• _Data for processing_
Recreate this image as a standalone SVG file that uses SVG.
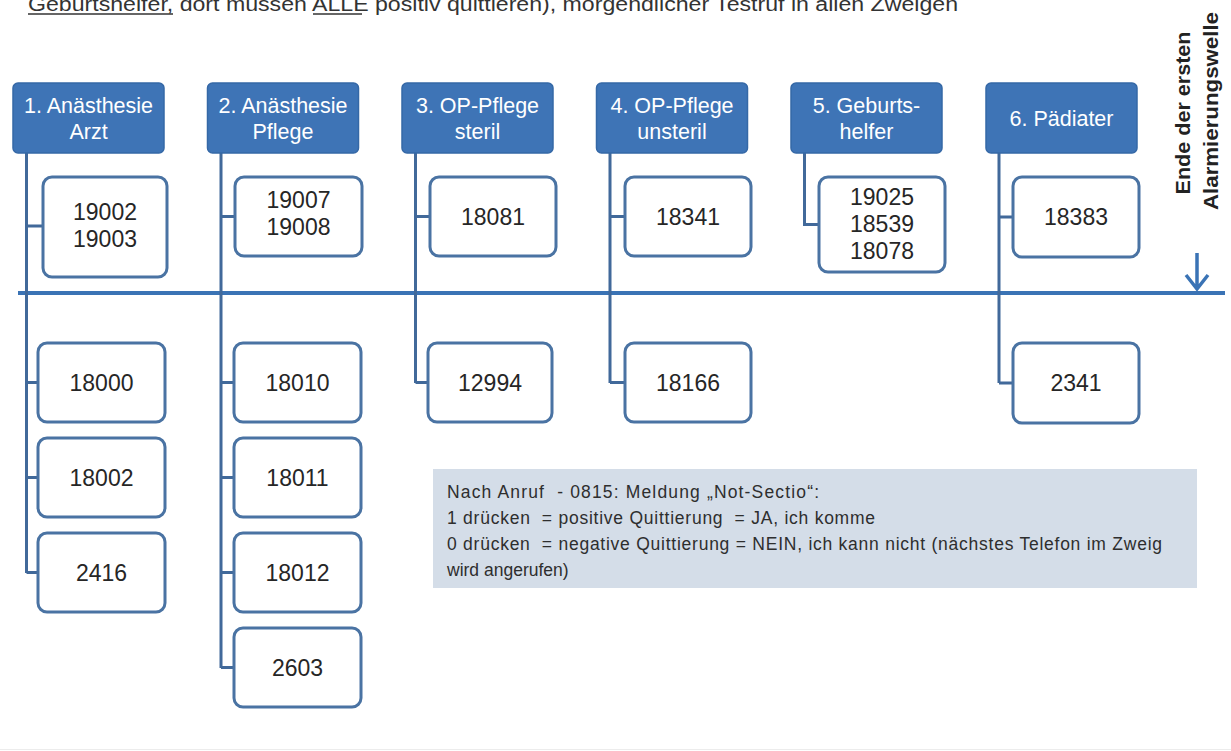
<svg xmlns="http://www.w3.org/2000/svg" width="1231" height="751" viewBox="0 0 1231 751">
<defs>
<style>
.hdr{fill:#3e74b6;stroke:#3568a6;stroke-width:1.5}
.ht{font-family:"Liberation Sans",Arial,sans-serif;font-size:21.5px;fill:#ffffff;text-anchor:middle}
.box{fill:#ffffff;stroke:#4a73a3;stroke-width:3}
.nt{font-family:"Liberation Sans",Arial,sans-serif;font-size:23px;fill:#262626;text-anchor:middle}
.con{fill:none;stroke:#41699a;stroke-width:3}
.tl{fill:none;stroke:#3a73b5;stroke-width:4}
.note{font-family:"Liberation Sans",Arial,sans-serif;font-size:17.5px;fill:#2e2e2e;white-space:pre}
.vt{font-family:"Liberation Sans",Arial,sans-serif;font-size:21px;font-weight:bold;fill:#222222;text-anchor:middle}
</style>
</defs>
<rect x="0" y="0" width="1231" height="751" fill="#ffffff"/>
<line x1="0" y1="749.5" x2="1231" y2="749.5" stroke="#ececec" stroke-width="1"/>

<g id="title">
<text x="28" y="11" font-family="Liberation Sans,Arial,sans-serif" font-size="20" fill="#333333" textLength="930" lengthAdjust="spacingAndGlyphs">Geburtshelfer, dort müssen ALLE positiv quittieren), morgendlicher Testruf in allen Zweigen</text>
<line x1="28" y1="14" x2="173" y2="14" stroke="#333333" stroke-width="1.5"/>
<line x1="313" y1="14" x2="362" y2="14" stroke="#333333" stroke-width="1.5"/>
</g>

<g id="connectors">
<line class="tl" x1="18" y1="293" x2="1225" y2="293"/>
<path class="con" d="M26.5,153 V573 M26.5,226 H43 M26.5,382.5 H38 M26.5,477.5 H38 M26.5,572.5 H38"/>
<path class="con" d="M221,153 V668 M221,216.5 H235 M221,382.5 H234 M221,477.5 H234 M221,572.5 H234 M221,667.5 H234"/>
<path class="con" d="M415.5,153 V383 M415.5,216.5 H430 M415.5,382.5 H428"/>
<path class="con" d="M610,153 V383 M610,216.5 H625 M610,382.5 H625"/>
<path class="con" d="M804.5,153 V224.5 H819"/>
<path class="con" d="M999,153 V383 M999,217 H1013 M999,383 H1013"/>
<path d="M1197,253 V288 M1186,275 L1197,289 L1208,275" fill="none" stroke="#3a73b5" stroke-width="3.5"/>
</g>

<g id="h1"><rect class="hdr" x="13" y="83" width="151" height="70" rx="5"/><text class="ht" x="88.5" y="113">1. Anästhesie</text><text class="ht" x="88.5" y="139">Arzt</text></g>
<g id="h2"><rect class="hdr" x="207.5" y="83" width="151" height="70" rx="5"/><text class="ht" x="283" y="113">2. Anästhesie</text><text class="ht" x="283" y="139">Pflege</text></g>
<g id="h3"><rect class="hdr" x="402" y="83" width="151" height="70" rx="5"/><text class="ht" x="477.5" y="113">3. OP-Pflege</text><text class="ht" x="477.5" y="139">steril</text></g>
<g id="h4"><rect class="hdr" x="596.5" y="83" width="151" height="70" rx="5"/><text class="ht" x="672" y="113">4. OP-Pflege</text><text class="ht" x="672" y="139">unsteril</text></g>
<g id="h5"><rect class="hdr" x="791" y="83" width="151" height="70" rx="5"/><text class="ht" x="866.5" y="113">5. Geburts-</text><text class="ht" x="866.5" y="139">helfer</text></g>
<g id="h6"><rect class="hdr" x="986" y="83" width="151" height="70" rx="5"/><text class="ht" x="1061.5" y="126">6. Pädiater</text></g>

<g id="b1a"><rect class="box" x="43" y="177" width="124" height="100" rx="9"/><text class="nt" x="105" y="220">19002</text><text class="nt" x="105" y="247">19003</text></g>
<g id="b2a"><rect class="box" x="235" y="177" width="127" height="79" rx="9"/><text class="nt" x="298.5" y="208">19007</text><text class="nt" x="298.5" y="235">19008</text></g>
<g id="b3a"><rect class="box" x="430" y="177" width="126" height="79" rx="9"/><text class="nt" x="493" y="224.5">18081</text></g>
<g id="b4a"><rect class="box" x="625" y="177" width="126" height="79" rx="9"/><text class="nt" x="688" y="224.5">18341</text></g>
<g id="b5a"><rect class="box" x="819" y="177" width="126" height="95" rx="9"/><text class="nt" x="882" y="205">19025</text><text class="nt" x="882" y="232">18539</text><text class="nt" x="882" y="259">18078</text></g>
<g id="b6a"><rect class="box" x="1013" y="177" width="126" height="80" rx="9"/><text class="nt" x="1076" y="225">18383</text></g>

<g id="b1b"><rect class="box" x="38" y="343" width="127" height="79" rx="9"/><text class="nt" x="101.5" y="391">18000</text></g>
<g id="b1c"><rect class="box" x="38" y="438" width="127" height="79" rx="9"/><text class="nt" x="101.5" y="486">18002</text></g>
<g id="b1d"><rect class="box" x="38" y="533" width="127" height="79" rx="9"/><text class="nt" x="101.5" y="581">2416</text></g>
<g id="b2b"><rect class="box" x="234" y="343" width="127" height="79" rx="9"/><text class="nt" x="297.5" y="391">18010</text></g>
<g id="b2c"><rect class="box" x="234" y="438" width="127" height="79" rx="9"/><text class="nt" x="297.5" y="486">18011</text></g>
<g id="b2d"><rect class="box" x="234" y="533" width="127" height="79" rx="9"/><text class="nt" x="297.5" y="581">18012</text></g>
<g id="b2e"><rect class="box" x="234" y="628" width="127" height="79" rx="9"/><text class="nt" x="297.5" y="676">2603</text></g>
<g id="b3b"><rect class="box" x="428" y="343" width="124" height="79" rx="9"/><text class="nt" x="490" y="391">12994</text></g>
<g id="b4b"><rect class="box" x="625" y="343" width="126" height="79" rx="9"/><text class="nt" x="688" y="391">18166</text></g>
<g id="b6b"><rect class="box" x="1013" y="343" width="126" height="80" rx="9"/><text class="nt" x="1076" y="391">2341</text></g>

<g id="note">
<rect x="433" y="469" width="764" height="119" fill="#d4dde8"/>
<text class="note" x="447" y="498" textLength="372" lengthAdjust="spacing">Nach Anruf  - 0815: Meldung „Not-Sectio“:</text>
<text class="note" x="447" y="524" textLength="428" lengthAdjust="spacing">1 drücken  = positive Quittierung  = JA, ich komme</text>
<text class="note" x="447" y="550" textLength="715" lengthAdjust="spacing">0 drücken  = negative Quittierung = NEIN, ich kann nicht (nächstes Telefon im Zweig</text>
<text class="note" x="447" y="576">wird angerufen)</text>
</g>

<g id="label">
<text class="vt" transform="translate(1190,113) rotate(-90)" textLength="163" lengthAdjust="spacingAndGlyphs">Ende der ersten</text>
<text class="vt" transform="translate(1218,111) rotate(-90)" textLength="198" lengthAdjust="spacingAndGlyphs">Alarmierungswelle</text>
</g>
</svg>
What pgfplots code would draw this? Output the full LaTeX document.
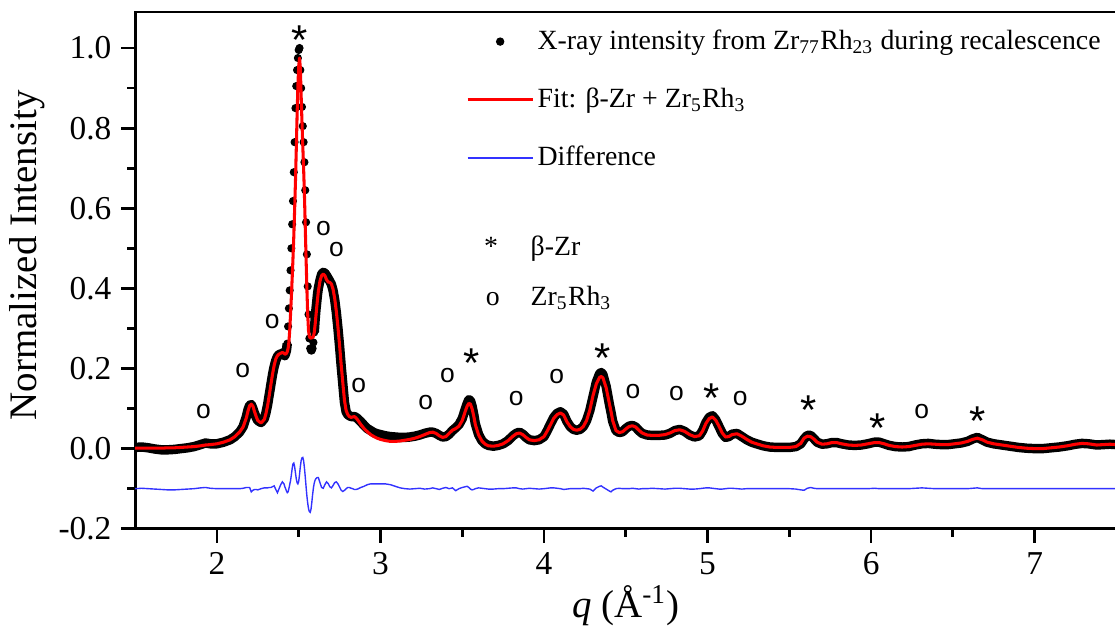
\documentclass[border=0pt]{standalone}
\usepackage{fontspec}
\setmainfont{Liberation Serif}
\setsansfont{Liberation Sans}
\usepackage{pgfplots}
\usepackage{pgfplotstable}
\pgfplotsset{compat=1.18}
\definecolor{diffblue}{RGB}{50,50,255}
\pgfplotsset{
  lineleg/.style={legend image code/.code={\draw[##1] (0pt,0pt) -- (23.4pt,0pt);}},
  dotleg/.style={legend image code/.code={\fill[##1] (11.7pt,0pt) circle[radius=1.3pt];}},
}

% q, measured intensity, fit, difference (offset by -0.1)
\pgfplotstableread{
q I fit diff
1.50 0.003 0.001 -0.100
1.54 0.004 0.001 -0.099
1.58 0.002 0.001 -0.100
1.62 -0.001 0.001 -0.101
1.66 -0.003 0.001 -0.102
1.70 -0.003 0.002 -0.103
1.74 -0.002 0.002 -0.103
1.78 0.000 0.003 -0.102
1.82 0.002 0.004 -0.101
1.86 0.005 0.005 -0.100
1.90 0.010 0.007 -0.098
1.93 0.014 0.009 -0.097
1.96 0.012 0.010 -0.099
2.00 0.012 0.012 -0.100
2.04 0.016 0.016 -0.100
2.08 0.022 0.022 -0.100
2.11 0.030 0.030 -0.100
2.14 0.042 0.042 -0.100
2.16 0.055 0.054 -0.099
2.18 0.080 0.077 -0.097
2.19 0.097 0.094 -0.097
2.20 0.108 0.107 -0.097
2.21 0.110 0.111 -0.108
2.22 0.100 0.106 -0.104
2.23 0.088 0.092 -0.102
2.24 0.078 0.080 -0.102
2.25 0.070 0.070 -0.103
2.27 0.065 0.064 -0.100
2.29 0.075 0.073 -0.098
2.300 0.090 0.088 -0.098
2.310 0.110 0.108 -0.098
2.320 0.135 0.133 -0.097
2.330 0.160 0.160 -0.097
2.340 0.185 0.186 -0.095
2.350 0.205 0.208 -0.093
2.360 0.220 0.224 -0.102
2.370 0.230 0.232 -0.110
2.380 0.235 0.236 -0.100
2.390 0.236 0.238 -0.090
2.400 0.238 0.240 -0.083
2.410 0.240 0.238 -0.088
2.415 0.232 0.236 -0.095
2.420 0.238 0.236 -0.100
2.425 0.245 0.238 -0.106
2.430 0.262 0.242 -0.110
2.435 0.305 0.250 -0.108
2.440 0.350 0.265 -0.100
2.445 0.395 0.295 -0.090
2.450 0.445 0.335 -0.080
2.455 0.500 0.378 -0.066
2.460 0.560 0.425 -0.050
2.465 0.618 0.475 -0.038
2.470 0.690 0.530 -0.036
2.475 0.765 0.595 -0.045
2.480 0.850 0.665 -0.060
2.485 0.905 0.745 -0.075
2.490 0.945 0.830 -0.085
2.495 0.975 0.905 -0.088
2.500 0.995 0.955 -0.082
2.505 1.000 0.975 -0.065
2.510 0.945 0.950 -0.045
2.515 0.900 0.880 -0.030
2.520 0.853 0.815 -0.023
2.525 0.805 0.755 -0.022
2.530 0.765 0.700 -0.030
2.535 0.715 0.635 -0.048
2.540 0.645 0.555 -0.070
2.545 0.565 0.475 -0.095
2.550 0.485 0.400 -0.118
2.555 0.405 0.335 -0.136
2.560 0.335 0.295 -0.150
2.565 0.275 0.280 -0.157
2.570 0.250 0.276 -0.159
2.575 0.245 0.276 -0.152
2.580 0.245 0.277 -0.135
2.585 0.250 0.277 -0.115
2.590 0.265 0.280 -0.098
2.595 0.290 0.290 -0.086
2.600 0.320 0.308 -0.079
2.605 0.345 0.330 -0.075
2.610 0.365 0.352 -0.073
2.615 0.385 0.373 -0.072
2.620 0.400 0.392 -0.072
2.630 0.420 0.418 -0.085
2.640 0.435 0.432 -0.097
2.650 0.440 0.436 -0.099
2.660 0.438 0.432 -0.090
2.670 0.432 0.422 -0.083
2.680 0.425 0.416 -0.087
2.690 0.418 0.415 -0.095
2.700 0.410 0.411 -0.098
2.710 0.395 0.398 -0.092
2.720 0.372 0.375 -0.085
2.730 0.340 0.343 -0.083
2.740 0.300 0.303 -0.088
2.750 0.255 0.258 -0.096
2.760 0.205 0.208 -0.104
2.770 0.160 0.163 -0.107
2.780 0.115 0.120 -0.104
2.790 0.092 0.095 -0.100
2.800 0.085 0.085 -0.097
2.810 0.082 0.080 -0.097
2.820 0.080 0.078 -0.099
2.830 0.080 0.079 -0.100
2.840 0.080 0.080 -0.102
2.850 0.078 0.077 -0.102
2.860 0.075 0.072 -0.101
2.880 0.067 0.060 -0.097
2.900 0.058 0.050 -0.094
2.920 0.050 0.042 -0.090
2.940 0.045 0.035 -0.088
2.960 0.040 0.030 -0.088
2.980 0.037 0.026 -0.088
3.000 0.035 0.023 -0.088
3.030 0.032 0.020 -0.088
3.060 0.030 0.018 -0.090
3.090 0.029 0.018 -0.094
3.120 0.028 0.019 -0.098
3.150 0.028 0.021 -0.100
3.180 0.029 0.023 -0.101
3.210 0.031 0.026 -0.100
3.240 0.034 0.030 -0.099
3.270 0.038 0.035 -0.101
3.300 0.041 0.040 -0.100
3.320 0.041 0.041 -0.098
3.340 0.038 0.038 -0.100
3.360 0.033 0.032 -0.102
3.380 0.029 0.028 -0.099
3.400 0.030 0.030 -0.097
3.420 0.036 0.038 -0.100
3.440 0.045 0.046 -0.098
3.460 0.052 0.050 -0.105
3.480 0.060 0.056 -0.100
3.500 0.075 0.070 -0.097
3.520 0.100 0.095 -0.095
3.530 0.112 0.106 -0.094
3.540 0.122 0.113 -0.097
3.550 0.120 0.111 -0.101
3.560 0.106 0.100 -0.103
3.570 0.086 0.082 -0.102
3.580 0.062 0.060 -0.100
3.600 0.035 0.034 -0.098
3.620 0.020 0.019 -0.099
3.640 0.012 0.011 -0.100
3.660 0.008 0.007 -0.101
3.690 0.006 0.006 -0.101
3.720 0.008 0.008 -0.100
3.750 0.012 0.012 -0.100
3.780 0.020 0.020 -0.099
3.810 0.032 0.031 -0.098
3.830 0.038 0.037 -0.098
3.850 0.041 0.039 -0.100
3.870 0.036 0.035 -0.101
3.890 0.028 0.028 -0.100
3.910 0.022 0.022 -0.099
3.940 0.020 0.020 -0.100
3.970 0.022 0.022 -0.101
4.000 0.030 0.030 -0.100
4.020 0.045 0.044 -0.099
4.040 0.062 0.060 -0.098
4.060 0.078 0.076 -0.098
4.080 0.088 0.085 -0.099
4.100 0.092 0.089 -0.100
4.120 0.086 0.084 -0.102
4.140 0.068 0.067 -0.101
4.160 0.055 0.055 -0.100
4.180 0.048 0.048 -0.100
4.200 0.046 0.046 -0.100
4.220 0.048 0.048 -0.100
4.240 0.055 0.055 -0.099
4.260 0.070 0.070 -0.100
4.280 0.095 0.096 -0.101
4.300 0.130 0.133 -0.106
4.320 0.166 0.162 -0.098
4.340 0.187 0.178 -0.094
4.350 0.190 0.180 -0.093
4.360 0.185 0.177 -0.096
4.380 0.155 0.152 -0.101
4.400 0.110 0.112 -0.106
4.410 0.090 0.092 -0.108
4.420 0.068 0.070 -0.104
4.440 0.045 0.045 -0.100
4.460 0.040 0.040 -0.099
4.480 0.042 0.042 -0.100
4.500 0.050 0.049 -0.100
4.520 0.056 0.055 -0.100
4.540 0.058 0.057 -0.099
4.560 0.054 0.054 -0.100
4.580 0.045 0.046 -0.101
4.600 0.038 0.039 -0.100
4.630 0.034 0.034 -0.100
4.660 0.033 0.033 -0.099
4.700 0.033 0.033 -0.100
4.740 0.034 0.035 -0.101
4.770 0.038 0.039 -0.100
4.800 0.045 0.045 -0.099
4.830 0.048 0.047 -0.099
4.860 0.043 0.043 -0.100
4.890 0.034 0.035 -0.101
4.920 0.029 0.030 -0.101
4.950 0.032 0.032 -0.100
4.970 0.045 0.044 -0.099
4.990 0.065 0.063 -0.098
5.010 0.078 0.075 -0.098
5.030 0.082 0.079 -0.099
5.050 0.072 0.071 -0.100
5.070 0.055 0.056 -0.101
5.090 0.038 0.039 -0.101
5.110 0.028 0.029 -0.100
5.130 0.030 0.030 -0.099
5.150 0.036 0.035 -0.099
5.180 0.038 0.037 -0.100
5.210 0.030 0.031 -0.101
5.240 0.022 0.023 -0.100
5.270 0.016 0.016 -0.100
5.300 0.012 0.012 -0.100
5.340 0.007 0.007 -0.100
5.380 0.004 0.004 -0.100
5.420 0.003 0.003 -0.100
5.460 0.003 0.003 -0.100
5.500 0.003 0.003 -0.100
5.540 0.005 0.005 -0.101
5.570 0.012 0.013 -0.103
5.590 0.024 0.026 -0.104
5.610 0.033 0.031 -0.099
5.630 0.033 0.030 -0.097
5.650 0.025 0.024 -0.099
5.670 0.016 0.016 -0.100
5.700 0.011 0.011 -0.100
5.730 0.012 0.012 -0.100
5.760 0.015 0.015 -0.100
5.790 0.015 0.015 -0.100
5.820 0.012 0.012 -0.100
5.860 0.009 0.009 -0.100
5.900 0.008 0.008 -0.100
5.940 0.009 0.009 -0.100
5.980 0.012 0.012 -0.100
6.020 0.016 0.015 -0.099
6.050 0.016 0.015 -0.100
6.080 0.012 0.012 -0.100
6.110 0.008 0.008 -0.100
6.150 0.005 0.005 -0.100
6.190 0.004 0.004 -0.100
6.230 0.005 0.005 -0.100
6.270 0.009 0.008 -0.099
6.310 0.012 0.011 -0.098
6.350 0.013 0.012 -0.099
6.390 0.011 0.011 -0.100
6.430 0.010 0.010 -0.100
6.470 0.010 0.010 -0.100
6.510 0.012 0.012 -0.100
6.550 0.014 0.014 -0.100
6.590 0.018 0.018 -0.100
6.620 0.024 0.023 -0.099
6.650 0.028 0.026 -0.098
6.680 0.022 0.022 -0.100
6.710 0.016 0.016 -0.100
6.750 0.012 0.012 -0.100
6.800 0.009 0.009 -0.100
6.850 0.006 0.006 -0.100
6.900 0.003 0.003 -0.100
6.950 0.001 0.001 -0.100
7.000 0.000 0.000 -0.100
7.050 0.000 0.000 -0.100
7.100 0.002 0.002 -0.100
7.150 0.004 0.004 -0.100
7.200 0.007 0.007 -0.100
7.250 0.011 0.011 -0.100
7.290 0.013 0.013 -0.100
7.330 0.012 0.012 -0.100
7.380 0.009 0.009 -0.100
7.420 0.010 0.010 -0.100
7.460 0.011 0.011 -0.100
7.500 0.010 0.010 -0.100
}\xrd

% peak markers: * beta-Zr, o Zr5Rh3
\newcommand{\bz}[2]{\node[font=\sffamily\fontsize{15}{16}\selectfont, inner sep=0pt, yshift=-3.2pt] at (axis cs:#1,#2) {*};}
\newcommand{\zr}[2]{\node[font=\sffamily\fontsize{9.5}{11}\selectfont, inner sep=0pt] at (axis cs:#1,#2) {o};}

\begin{document}
\begin{tikzpicture}
\begin{axis}[
    width=352.8pt, height=185.8pt, scale only axis,
    xmin=1.5, xmax=7.5, ymin=-0.2, ymax=1.09,
    clip marker paths=true,
    axis line style={line width=1pt},
    tick style={black, line width=1pt},
    tick align=outside, xtick pos=left, ytick pos=left,
    major tick length=5pt, minor tick length=2.9pt,
    xtick={2,3,4,5,6,7}, xticklabels={2,3,4,5,6,7},
    minor xtick={2.5,3.5,4.5,5.5,6.5},
    ytick={-0.2,0,0.2,0.4,0.6,0.8,1.0},
    yticklabels={-0.2,0.0,0.2,0.4,0.6,0.8,1.0},
    minor ytick={-0.1,0.1,0.3,0.5,0.7,0.9},
    tick label style={font=\fontsize{12}{14}\selectfont},
    xlabel={\textit{q} (Å\textsuperscript{-1})},
    ylabel={Normalized Intensity},
    label style={font=\fontsize{14}{16}\selectfont},
    xlabel style={at={(axis description cs:0.5,-0.149)}, anchor=center},
    ylabel style={at={(axis description cs:-0.110,0.529)}, anchor=center},
    legend cell align=left,
    legend style={draw=none, fill=none, inner sep=0pt, at={(0.3367,0.972)}, anchor=north west,
        row sep=10.4pt, column sep=1.2pt, font=\fontsize{10}{12}\selectfont,
        nodes={inner sep=0pt, text height=8pt, text depth=2.5pt}},
]
\addplot[black, line width=3.4pt, line join=round, forget plot, restrict x to domain=1.5:2.43] table[x=q,y=I]{\xrd};
\addplot[black, line width=3.4pt, line join=round, forget plot, restrict x to domain=2.595:7.5] table[x=q,y=I]{\xrd};
\addplot[only marks, mark=*, mark size=1.25pt, black, forget plot] table[x=q,y=I]{\xrd};
\addplot[red, line width=1.1pt, line join=round, forget plot] table[x=q,y=fit]{\xrd};
\addplot[diffblue, line width=0.5pt, forget plot] table[x=q,y=diff]{\xrd};

\addlegendimage{black, dotleg}
\addlegendentry{X-ray intensity from Zr\textsubscript{77}Rh\textsubscript{23} during recalescence}
\addlegendimage{red, line width=1.1pt, lineleg}
\addlegendentry{Fit: β-Zr + Zr\textsubscript{5}Rh\textsubscript{3}}
\addlegendimage{diffblue, line width=0.5pt, lineleg}
\addlegendentry{Difference}
\addlegendimage{empty legend}
\addlegendentry[text height=0pt, text depth=0pt]{}
\addlegendimage{empty legend}
\addlegendentry{\llap{*\hspace{14.2pt}}\hspace*{-2.5pt}β-Zr}
\addlegendimage{empty legend}
\addlegendentry[text height=5pt]{\llap{o\hspace{13.6pt}}\hspace*{-2.5pt}Zr\textsubscript{5}Rh\textsubscript{3}}

\bz{2.505}{1.042}
\bz{3.557}{0.235}
\bz{4.36}{0.247}
\bz{5.027}{0.148}
\bz{5.615}{0.117}
\bz{6.04}{0.074}
\bz{6.65}{0.09}
\zr{1.917}{0.092}
\zr{2.157}{0.195}
\zr{2.338}{0.318}
\zr{2.651}{0.55}
\zr{2.731}{0.497}
\zr{2.867}{0.158}
\zr{3.276}{0.115}
\zr{3.41}{0.182}
\zr{3.83}{0.125}
\zr{4.078}{0.18}
\zr{4.544}{0.143}
\zr{4.81}{0.137}
\zr{5.20}{0.125}
\zr{6.31}{0.093}
\end{axis}
\pgfresetboundingbox
\useasboundingbox (-48.6pt,-36pt) rectangle (352.3pt,190.1pt);
\end{tikzpicture}
\end{document}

• _Goal of the exercise_
Write out each line of the data that holds the string "code".

• _The solution_
What pgfplots code would draw this? Output the full LaTeX document.
  lineleg/.style={legend image code/.code={\draw[##1] (0pt,0pt) -- (23.4pt,0pt);}},
  dotleg/.style={legend image code/.code={\fill[##1] (11.7pt,0pt) circle[radius=1.3pt];}},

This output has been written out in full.